A valley made for slow travel
The Loire Valley is home to beautiful rivers and vineyards, and hundreds of castles. It is a feast for the eyes and tasting buds — a place where you can spend a morning in a Renaissance garden, an afternoon in a wine cellar, and an evening cycling past medieval villages.
You could easily spend weeks here, but even a long weekend gives you a taste of what makes this region so special. Out of the hundreds of châteaux scattered along the river, three deserve a place at the top of your list.
Château de Chambord
Chambord is the valley's great showpiece: a sixteenth-century masterpiece of Renaissance architecture, all towers, turrets and chimneys rising above the forest. From a distance it looks less like a castle and more like a small city carved out of pale stone.
Take your time in the formal gardens, laid out in perfect geometric patterns beneath the walls. Seen from the upper terraces, they turn the whole estate into a living painting — and they are at their best early in the morning, before the crowds arrive.
Chaumont and Chenonceaux
Château de Chaumont, rebuilt in the fifteenth century, watches over the Loire from a hilltop. Look closely at its walls and you will find its signature detail: medallions created by an Italian sculptor, a reminder of how deeply Italian art shaped this corner of France.
Château de Chenonceaux is the most romantic of the three, a graceful blend of Gothic and Renaissance styles stretching across the river on its famous arches. In the evening, illuminated walks through its gardens turn a simple stroll into something you will remember for years.
Wine and goat cheese
The Loire Valley is not only about architecture. Its vineyards have been producing wine for many centuries, and tasting rooms are everywhere — from grand estates to tiny family cellars where the winemaker personally pours your glass.

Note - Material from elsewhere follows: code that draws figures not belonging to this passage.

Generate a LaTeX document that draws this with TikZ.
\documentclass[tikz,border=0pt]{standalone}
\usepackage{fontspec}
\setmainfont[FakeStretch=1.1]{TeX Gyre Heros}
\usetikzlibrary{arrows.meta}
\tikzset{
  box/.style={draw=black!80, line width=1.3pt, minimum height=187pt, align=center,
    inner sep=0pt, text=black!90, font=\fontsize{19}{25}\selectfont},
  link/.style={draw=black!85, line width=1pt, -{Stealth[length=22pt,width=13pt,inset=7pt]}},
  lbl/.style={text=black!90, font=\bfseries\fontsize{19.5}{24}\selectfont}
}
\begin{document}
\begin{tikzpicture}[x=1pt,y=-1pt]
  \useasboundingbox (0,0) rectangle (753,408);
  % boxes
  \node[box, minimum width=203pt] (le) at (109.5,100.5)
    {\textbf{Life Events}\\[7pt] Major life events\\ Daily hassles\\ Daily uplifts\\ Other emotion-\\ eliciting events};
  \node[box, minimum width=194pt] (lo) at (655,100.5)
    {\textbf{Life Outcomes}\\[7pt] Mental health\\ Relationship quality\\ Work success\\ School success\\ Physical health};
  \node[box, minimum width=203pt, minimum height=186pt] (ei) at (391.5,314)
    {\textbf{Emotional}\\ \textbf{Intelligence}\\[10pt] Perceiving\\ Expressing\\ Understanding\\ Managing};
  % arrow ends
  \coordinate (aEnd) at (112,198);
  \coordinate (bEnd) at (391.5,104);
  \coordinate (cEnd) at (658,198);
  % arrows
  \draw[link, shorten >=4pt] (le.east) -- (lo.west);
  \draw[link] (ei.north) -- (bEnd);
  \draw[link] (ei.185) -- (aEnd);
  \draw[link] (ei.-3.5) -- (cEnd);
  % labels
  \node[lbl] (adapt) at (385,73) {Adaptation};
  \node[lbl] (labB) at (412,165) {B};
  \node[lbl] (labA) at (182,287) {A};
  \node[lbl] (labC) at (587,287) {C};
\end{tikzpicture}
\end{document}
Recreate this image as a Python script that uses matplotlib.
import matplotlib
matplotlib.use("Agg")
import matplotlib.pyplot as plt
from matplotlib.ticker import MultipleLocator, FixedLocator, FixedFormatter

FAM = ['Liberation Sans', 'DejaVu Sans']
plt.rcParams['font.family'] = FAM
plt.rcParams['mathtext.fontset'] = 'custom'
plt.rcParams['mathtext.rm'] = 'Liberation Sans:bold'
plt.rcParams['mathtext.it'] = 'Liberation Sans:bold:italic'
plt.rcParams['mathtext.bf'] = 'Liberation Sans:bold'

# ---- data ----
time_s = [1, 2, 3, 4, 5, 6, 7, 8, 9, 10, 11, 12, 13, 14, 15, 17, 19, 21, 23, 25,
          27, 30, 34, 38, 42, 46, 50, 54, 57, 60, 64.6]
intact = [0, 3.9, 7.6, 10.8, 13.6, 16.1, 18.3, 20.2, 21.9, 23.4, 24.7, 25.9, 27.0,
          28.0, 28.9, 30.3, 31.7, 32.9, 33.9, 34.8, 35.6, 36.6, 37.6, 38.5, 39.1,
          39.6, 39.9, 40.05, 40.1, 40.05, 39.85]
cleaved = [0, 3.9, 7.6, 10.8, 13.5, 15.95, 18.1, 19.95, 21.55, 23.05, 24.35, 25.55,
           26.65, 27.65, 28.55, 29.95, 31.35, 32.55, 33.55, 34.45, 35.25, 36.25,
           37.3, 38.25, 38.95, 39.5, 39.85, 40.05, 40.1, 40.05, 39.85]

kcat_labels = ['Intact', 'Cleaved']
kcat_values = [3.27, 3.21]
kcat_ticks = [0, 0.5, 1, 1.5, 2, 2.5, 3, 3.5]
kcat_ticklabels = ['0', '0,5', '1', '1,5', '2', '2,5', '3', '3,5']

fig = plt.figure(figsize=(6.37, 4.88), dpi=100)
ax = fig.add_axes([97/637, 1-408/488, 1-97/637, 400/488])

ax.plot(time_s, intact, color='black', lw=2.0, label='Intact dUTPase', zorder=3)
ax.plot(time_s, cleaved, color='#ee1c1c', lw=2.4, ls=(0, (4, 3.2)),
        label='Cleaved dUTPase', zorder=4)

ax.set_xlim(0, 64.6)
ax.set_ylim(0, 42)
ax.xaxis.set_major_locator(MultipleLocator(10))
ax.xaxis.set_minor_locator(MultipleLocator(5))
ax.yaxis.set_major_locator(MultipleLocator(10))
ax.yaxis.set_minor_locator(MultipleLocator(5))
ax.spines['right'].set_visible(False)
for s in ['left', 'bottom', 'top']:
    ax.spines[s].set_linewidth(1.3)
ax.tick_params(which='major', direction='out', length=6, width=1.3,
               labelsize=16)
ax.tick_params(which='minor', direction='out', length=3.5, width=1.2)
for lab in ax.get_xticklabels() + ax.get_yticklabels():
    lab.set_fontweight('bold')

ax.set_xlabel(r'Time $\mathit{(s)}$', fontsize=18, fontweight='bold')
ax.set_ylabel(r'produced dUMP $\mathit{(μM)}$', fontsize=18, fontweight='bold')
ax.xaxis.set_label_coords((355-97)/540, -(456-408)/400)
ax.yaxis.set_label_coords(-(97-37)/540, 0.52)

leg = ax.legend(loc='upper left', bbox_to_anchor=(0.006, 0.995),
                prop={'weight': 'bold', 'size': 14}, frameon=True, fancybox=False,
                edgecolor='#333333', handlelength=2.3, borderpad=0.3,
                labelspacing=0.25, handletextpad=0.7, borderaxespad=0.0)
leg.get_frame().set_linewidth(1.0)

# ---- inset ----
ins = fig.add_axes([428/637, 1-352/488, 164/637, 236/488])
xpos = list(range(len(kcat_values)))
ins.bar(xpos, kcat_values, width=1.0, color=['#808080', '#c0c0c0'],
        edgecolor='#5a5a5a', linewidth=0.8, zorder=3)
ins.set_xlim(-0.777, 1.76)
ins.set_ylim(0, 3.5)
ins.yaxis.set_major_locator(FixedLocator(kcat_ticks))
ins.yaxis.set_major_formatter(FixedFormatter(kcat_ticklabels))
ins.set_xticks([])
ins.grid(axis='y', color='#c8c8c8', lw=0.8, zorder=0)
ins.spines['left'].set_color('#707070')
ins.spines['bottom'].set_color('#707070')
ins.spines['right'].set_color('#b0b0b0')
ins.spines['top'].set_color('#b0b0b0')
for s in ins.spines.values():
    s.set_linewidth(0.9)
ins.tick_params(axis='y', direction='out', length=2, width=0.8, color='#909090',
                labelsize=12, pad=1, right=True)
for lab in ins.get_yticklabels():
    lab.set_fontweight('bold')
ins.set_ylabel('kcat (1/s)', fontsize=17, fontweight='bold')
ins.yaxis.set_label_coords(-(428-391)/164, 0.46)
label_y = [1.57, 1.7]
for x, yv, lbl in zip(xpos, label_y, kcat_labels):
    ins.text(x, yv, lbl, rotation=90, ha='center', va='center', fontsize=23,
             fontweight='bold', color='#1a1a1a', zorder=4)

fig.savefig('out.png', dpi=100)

Pair the local wines with the region's famous goat cheeses and fresh bread, and you have a picnic worthy of a king. Local cuisine here is simple, seasonal and deeply tied to the land — exactly what French country cooking should be.
900 kilometres by bike
The best way to see the valley is from a bicycle seat. The region offers 900 kilometres of cycling paths, winding through picturesque landscapes, past sleepy medieval villages, riverbanks and endless rows of vines.
The routes are mostly flat and well marked, so you do not need to be an athlete to enjoy them. Rent a bike, pack some cheese and a baguette, and let the river set your pace. Romance, history and good food — the Loire Valley delivers all three.